Won't square pins work as well? They are easier to machine, making one LONG square pin is pretty simple and cutting it in half is easy enough pretty much ensuring the critical dimensions are the same. And frankly I see nothing in the equations that require any sort of circular numbers other than to figure out where the triangle is inside the pin.

It is traditional to use round pins as the tangent points on the dovetail angles are easily found.
I'm not sure how square pins will work in a 60 degree groove.
A 30 - 60 - 90 right triangle section would work with the height 1/2 the dovetail depth but would be far more difficult to make than using gauge pins.
 
Last edited:
Thank you for answering so quickly,
However the question remains, What is so magical about using pins rather than a square or even rectangle?
 
Thank you for answering so quickly,
However the question remains, What is so magical about using pins rather than a square or even rectangle?
Measuring angles and tapers are often accurately measured using precision pins and balls.

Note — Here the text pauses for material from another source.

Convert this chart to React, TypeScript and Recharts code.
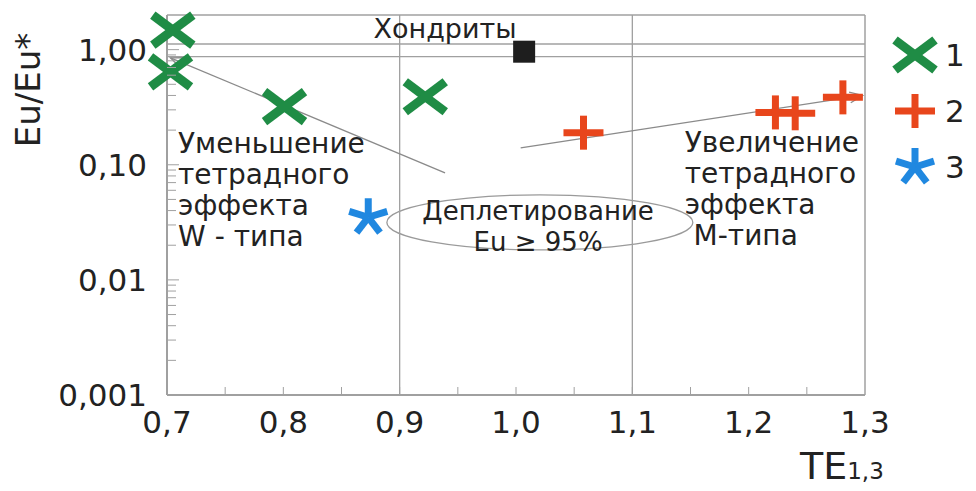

Using other shapes can work, but they have corners which need to be precise as they will locate on them. It's just so much easier to rest a pin in an angled feature and the centre can very easily be calculated.
 
I'd just like to mention that the dovetail might NOT be critically dimensioned by dowels packed in the socket,
if the those surfaces (big-end and slant side) aren't those that determine the position of the fill item; you don't
care about the depth (and big-end face) of the socket if the dovetail mates with contact of the outer/upper face of
the socket and the sidewall.

Indeed, if you don't make the sidewalls parallel-aligned, you get a wedge dovetail (sometimes used
for quick-connect on photographic tripods) that mates on sidewall and big-end rather than sidewall and
outer/upper face. I've pondered making a plinth/compound lathe carriage that accepts multiple
hats on such a wedge dovetail. Biggest problem is that the entry direction has to tolerate
cutting forces without loosening (probably wants to face the drive spindle).